§ **Material provided**:
[START]

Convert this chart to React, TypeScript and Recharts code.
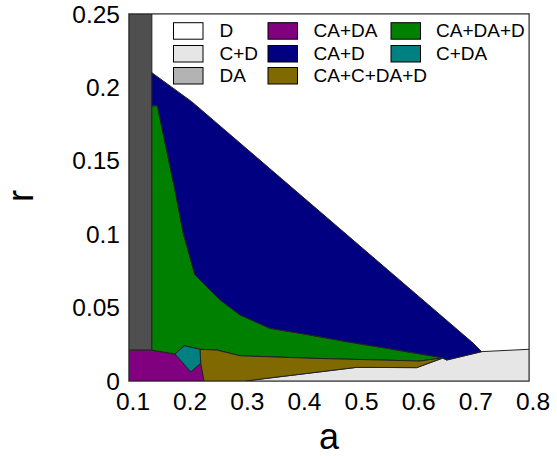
import React from 'react';
import { ComposedChart, Scatter, XAxis, YAxis, ReferenceArea, Legend, Label } from 'recharts';

const FONT = '"Liberation Sans", Arial, Helvetica, sans-serif';

const xTicks = [0.1, 0.2, 0.3, 0.4, 0.5, 0.6, 0.7, 0.8];
const yTicks = [0, 0.05, 0.1, 0.15, 0.2, 0.25];

type Pt = { a: number; r: number };
const P = (a: number, r: number): Pt => ({ a, r });

// Phase regions (polygon vertices in (a, r) data space)
const regionD: Pt[] = [P(0.1, 0), P(0.1, 0.25), P(0.8, 0.25), P(0.8, 0), P(0.1, 0)];
const regionCD: Pt[] = [
  P(0.303, 0), P(0.4985, 0.0093), P(0.6035, 0.0091), P(0.649, 0.0155), P(0.656, 0.0143),
  P(0.7172, 0.02), P(0.8, 0.0216), P(0.8, 0), P(0.303, 0),
];
const regionDA: Pt[] = [P(0.1, 0.021), P(0.1, 0.25), P(0.14, 0.25), P(0.14, 0.021), P(0.1, 0.021)];
const regionCADA: Pt[] = [
  P(0.1, 0), P(0.1, 0.021), P(0.14, 0.021), P(0.1805, 0.0184), P(0.208, 0.0063),
  P(0.2255, 0.0121), P(0.2313, 0), P(0.1, 0),
];
const regionCADAD: Pt[] = [
  P(0.14, 0.1875), P(0.1496, 0.1875), P(0.1805, 0.1301), P(0.195, 0.1006), P(0.2155, 0.0722),
  P(0.2593, 0.0552), P(0.2943, 0.045), P(0.3468, 0.0359), P(0.4168, 0.0313), P(0.481, 0.0268),
  P(0.551, 0.0223), P(0.649, 0.0158), P(0.6093, 0.0136), P(0.4168, 0.0155), P(0.2943, 0.0172),
  P(0.2535, 0.0211), P(0.2243, 0.0216), P(0.1968, 0.024), P(0.1805, 0.0184), P(0.14, 0.021),
  P(0.14, 0.1875),
];
const regionCAD: Pt[] = [
  P(0.14, 0.21), P(0.2097, 0.1903), P(0.7025, 0.0257), P(0.7172, 0.02), P(0.656, 0.0143),
  P(0.649, 0.0158), P(0.551, 0.0223), P(0.481, 0.0268), P(0.4168, 0.0313), P(0.3468, 0.0359),
  P(0.2943, 0.045), P(0.2593, 0.0552), P(0.2155, 0.0722), P(0.195, 0.1006), P(0.1805, 0.1301),
  P(0.1496, 0.1875), P(0.14, 0.1875), P(0.14, 0.21),
];
const regionCACDAD: Pt[] = [
  P(0.2243, 0.0216), P(0.2535, 0.0211), P(0.2943, 0.0172), P(0.4168, 0.0155), P(0.6093, 0.0136),
  P(0.649, 0.0158), P(0.6035, 0.0091), P(0.4985, 0.0093), P(0.303, 0), P(0.2313, 0),
  P(0.2255, 0.0121), P(0.2243, 0.0216),
];
const regionCDA: Pt[] = [
  P(0.1805, 0.0184), P(0.1968, 0.024), P(0.2243, 0.0216), P(0.2255, 0.0121), P(0.208, 0.0063),
  P(0.1805, 0.0184),
];

const legendNames = ['D', 'C+D', 'DA', 'CA+DA', 'CA+D', 'CA+C+DA+D', 'CA+DA+D', 'C+DA'];
const legendColors = ['#ffffff', '#e6e6e6', '#b3b3b3', '#800080', '#000080', '#806a00', '#008000', '#008080'];

const regions: { name: string; data: Pt[]; color: string }[] = [
  { name: 'D', data: regionD, color: '#ffffff' },
  { name: 'C+D', data: regionCD, color: '#e6e6e6' },
  { name: 'DA', data: regionDA, color: '#4f4f4f' },
  { name: 'CA+DA', data: regionCADA, color: '#800080' },
  { name: 'CA+DA+D', data: regionCADAD, color: '#008000' },
  { name: 'CA+D', data: regionCAD, color: '#000080' },
  { name: 'CA+C+DA+D', data: regionCACDAD, color: '#806a00' },
  { name: 'C+DA', data: regionCDA, color: '#008080' },
];

const noShape = () => <g />;

const colX = [173.5, 268, 391];
const textX = [219.5, 313.5, 436];
const rowY = [22.7, 45.5, 67.5];

const LegendBox = () => (
  <svg width={557} height={100} style={{ display: 'block' }}>
    {legendNames.map((n, i) => {
      const c = Math.floor(i / 3);
      const r = i % 3;
      return (
        <g key={n}>
          <rect x={colX[c]} y={rowY[r]} width={29.5} height={16.5} fill={legendColors[i]} stroke="#000" strokeWidth={1} />
          <text x={textX[c]} y={rowY[r] + 14} fontSize={19} fontFamily={FONT} fill="#000">{n}</text>
        </g>
      );
    })}
  </svg>
);

const YLabel = (props: any) => {
  const vb = props.viewBox || { x: 0, y: 14, width: 129, height: 367 };
  const cx = vb.x + 33;
  const cy = vb.y + vb.height / 2 - 1.5;
  return (
    <text x={cx} y={cy} transform={`rotate(-90 ${cx} ${cy})`} textAnchor="middle" fontSize={36} fontFamily={FONT} fill="#000">
      r
    </text>
  );
};

export default function App() {
  return (
    <div style={{ position: 'absolute', left: 0, top: 0, width: 557, height: 456, background: '#fff' }}>
      <ComposedChart width={557} height={456} margin={{ top: 14, right: 28, bottom: 0, left: 0 }}>
        <XAxis
          dataKey="a"
          type="number"
          domain={[0.1, 0.8]}
          ticks={xTicks}
          allowDataOverflow
          height={75}
          tickSize={0}
          tickMargin={12}
          axisLine={false}
          tick={{ fill: '#000', fontSize: 24.5, fontFamily: FONT, dx: 4 }}
          interval={0}
        >
          <Label value="a" position="insideBottom" offset={7} style={{ fontSize: 36, fontFamily: FONT, fill: '#000' }} />
        </XAxis>
        <YAxis
          dataKey="r"
          type="number"
          domain={[0, 0.25]}
          ticks={yTicks}
          allowDataOverflow
          width={129}
          tickSize={0}
          tickMargin={9}
          axisLine={false}
          tick={{ fill: '#000', fontSize: 24.5, fontFamily: FONT }}
          interval={0}
          label={{ content: YLabel }}
        />
        {regions.map((g) => (
          <Scatter
            key={g.name}
            name={g.name}
            data={g.data}
            dataKey="r"
            fill={g.color}
            shape={noShape}
            line={{ fill: g.color, stroke: '#222', strokeWidth: 1 }}
            lineType="joint"
            lineJointType="linear"
            isAnimationActive={false}
          />
        ))}
        <ReferenceArea x1={0.1} x2={0.8} y1={0} y2={0.25} fill="none" fillOpacity={0} stroke="#333" strokeWidth={1.5} />
        <Legend
          layout="vertical"
          align="center"
          verticalAlign="middle"
          content={<LegendBox />}
          wrapperStyle={{ position: 'absolute', left: 0, top: 0, width: 557, height: 100 }}
        />
      </ComposedChart>
    </div>
  );
}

[END]

§ **Work instructions**:
Repeat the listing in full and exactly. Leave any pictures out.

§ **Response to this task**:
Convert this chart to React, TypeScript and Recharts code.
import React from 'react';
import { ComposedChart, Scatter, XAxis, YAxis, ReferenceArea, Legend, Label } from 'recharts';

const FONT = '"Liberation Sans", Arial, Helvetica, sans-serif';

const xTicks = [0.1, 0.2, 0.3, 0.4, 0.5, 0.6, 0.7, 0.8];
const yTicks = [0, 0.05, 0.1, 0.15, 0.2, 0.25];

type Pt = { a: number; r: number };
const P = (a: number, r: number): Pt => ({ a, r });

// Phase regions (polygon vertices in (a, r) data space)
const regionD: Pt[] = [P(0.1, 0), P(0.1, 0.25), P(0.8, 0.25), P(0.8, 0), P(0.1, 0)];
const regionCD: Pt[] = [
  P(0.303, 0), P(0.4985, 0.0093), P(0.6035, 0.0091), P(0.649, 0.0155), P(0.656, 0.0143),
  P(0.7172, 0.02), P(0.8, 0.0216), P(0.8, 0), P(0.303, 0),
];
const regionDA: Pt[] = [P(0.1, 0.021), P(0.1, 0.25), P(0.14, 0.25), P(0.14, 0.021), P(0.1, 0.021)];
const regionCADA: Pt[] = [
  P(0.1, 0), P(0.1, 0.021), P(0.14, 0.021), P(0.1805, 0.0184), P(0.208, 0.0063),
  P(0.2255, 0.0121), P(0.2313, 0), P(0.1, 0),
];
const regionCADAD: Pt[] = [
  P(0.14, 0.1875), P(0.1496, 0.1875), P(0.1805, 0.1301), P(0.195, 0.1006), P(0.2155, 0.0722),
  P(0.2593, 0.0552), P(0.2943, 0.045), P(0.3468, 0.0359), P(0.4168, 0.0313), P(0.481, 0.0268),
  P(0.551, 0.0223), P(0.649, 0.0158), P(0.6093, 0.0136), P(0.4168, 0.0155), P(0.2943, 0.0172),
  P(0.2535, 0.0211), P(0.2243, 0.0216), P(0.1968, 0.024), P(0.1805, 0.0184), P(0.14, 0.021),
  P(0.14, 0.1875),
];
const regionCAD: Pt[] = [
  P(0.14, 0.21), P(0.2097, 0.1903), P(0.7025, 0.0257), P(0.7172, 0.02), P(0.656, 0.0143),
  P(0.649, 0.0158), P(0.551, 0.0223), P(0.481, 0.0268), P(0.4168, 0.0313), P(0.3468, 0.0359),
  P(0.2943, 0.045), P(0.2593, 0.0552), P(0.2155, 0.0722), P(0.195, 0.1006), P(0.1805, 0.1301),
  P(0.1496, 0.1875), P(0.14, 0.1875), P(0.14, 0.21),
];
const regionCACDAD: Pt[] = [
  P(0.2243, 0.0216), P(0.2535, 0.0211), P(0.2943, 0.0172), P(0.4168, 0.0155), P(0.6093, 0.0136),
  P(0.649, 0.0158), P(0.6035, 0.0091), P(0.4985, 0.0093), P(0.303, 0), P(0.2313, 0),
  P(0.2255, 0.0121), P(0.2243, 0.0216),
];
const regionCDA: Pt[] = [
  P(0.1805, 0.0184), P(0.1968, 0.024), P(0.2243, 0.0216), P(0.2255, 0.0121), P(0.208, 0.0063),
  P(0.1805, 0.0184),
];

const legendNames = ['D', 'C+D', 'DA', 'CA+DA', 'CA+D', 'CA+C+DA+D', 'CA+DA+D', 'C+DA'];
const legendColors = ['#ffffff', '#e6e6e6', '#b3b3b3', '#800080', '#000080', '#806a00', '#008000', '#008080'];

const regions: { name: string; data: Pt[]; color: string }[] = [
  { name: 'D', data: regionD, color: '#ffffff' },
  { name: 'C+D', data: regionCD, color: '#e6e6e6' },
  { name: 'DA', data: regionDA, color: '#4f4f4f' },
  { name: 'CA+DA', data: regionCADA, color: '#800080' },
  { name: 'CA+DA+D', data: regionCADAD, color: '#008000' },
  { name: 'CA+D', data: regionCAD, color: '#000080' },
  { name: 'CA+C+DA+D', data: regionCACDAD, color: '#806a00' },
  { name: 'C+DA', data: regionCDA, color: '#008080' },
];

const noShape = () => <g />;

const colX = [173.5, 268, 391];
const textX = [219.5, 313.5, 436];
const rowY = [22.7, 45.5, 67.5];

const LegendBox = () => (
  <svg width={557} height={100} style={{ display: 'block' }}>
    {legendNames.map((n, i) => {
      const c = Math.floor(i / 3);
      const r = i % 3;
      return (
        <g key={n}>
          <rect x={colX[c]} y={rowY[r]} width={29.5} height={16.5} fill={legendColors[i]} stroke="#000" strokeWidth={1} />
          <text x={textX[c]} y={rowY[r] + 14} fontSize={19} fontFamily={FONT} fill="#000">{n}</text>
        </g>
      );
    })}
  </svg>
);

const YLabel = (props: any) => {
  const vb = props.viewBox || { x: 0, y: 14, width: 129, height: 367 };
  const cx = vb.x + 33;
  const cy = vb.y + vb.height / 2 - 1.5;
  return (
    <text x={cx} y={cy} transform={`rotate(-90 ${cx} ${cy})`} textAnchor="middle" fontSize={36} fontFamily={FONT} fill="#000">
      r
    </text>
  );
};

export default function App() {
  return (
    <div style={{ position: 'absolute', left: 0, top: 0, width: 557, height: 456, background: '#fff' }}>
      <ComposedChart width={557} height={456} margin={{ top: 14, right: 28, bottom: 0, left: 0 }}>
        <XAxis
          dataKey="a"
          type="number"
          domain={[0.1, 0.8]}
          ticks={xTicks}
          allowDataOverflow
          height={75}
          tickSize={0}
          tickMargin={12}
          axisLine={false}
          tick={{ fill: '#000', fontSize: 24.5, fontFamily: FONT, dx: 4 }}
          interval={0}
        >
          <Label value="a" position="insideBottom" offset={7} style={{ fontSize: 36, fontFamily: FONT, fill: '#000' }} />
        </XAxis>
        <YAxis
          dataKey="r"
          type="number"
          domain={[0, 0.25]}
          ticks={yTicks}
          allowDataOverflow
          width={129}
          tickSize={0}
          tickMargin={9}
          axisLine={false}
          tick={{ fill: '#000', fontSize: 24.5, fontFamily: FONT }}
          interval={0}
          label={{ content: YLabel }}
        />
        {regions.map((g) => (
          <Scatter
            key={g.name}
            name={g.name}
            data={g.data}
            dataKey="r"
            fill={g.color}
            shape={noShape}
            line={{ fill: g.color, stroke: '#222', strokeWidth: 1 }}
            lineType="joint"
            lineJointType="linear"
            isAnimationActive={false}
          />
        ))}
        <ReferenceArea x1={0.1} x2={0.8} y1={0} y2={0.25} fill="none" fillOpacity={0} stroke="#333" strokeWidth={1.5} />
        <Legend
          layout="vertical"
          align="center"
          verticalAlign="middle"
          content={<LegendBox />}
          wrapperStyle={{ position: 'absolute', left: 0, top: 0, width: 557, height: 100 }}
        />
      </ComposedChart>
    </div>
  );
}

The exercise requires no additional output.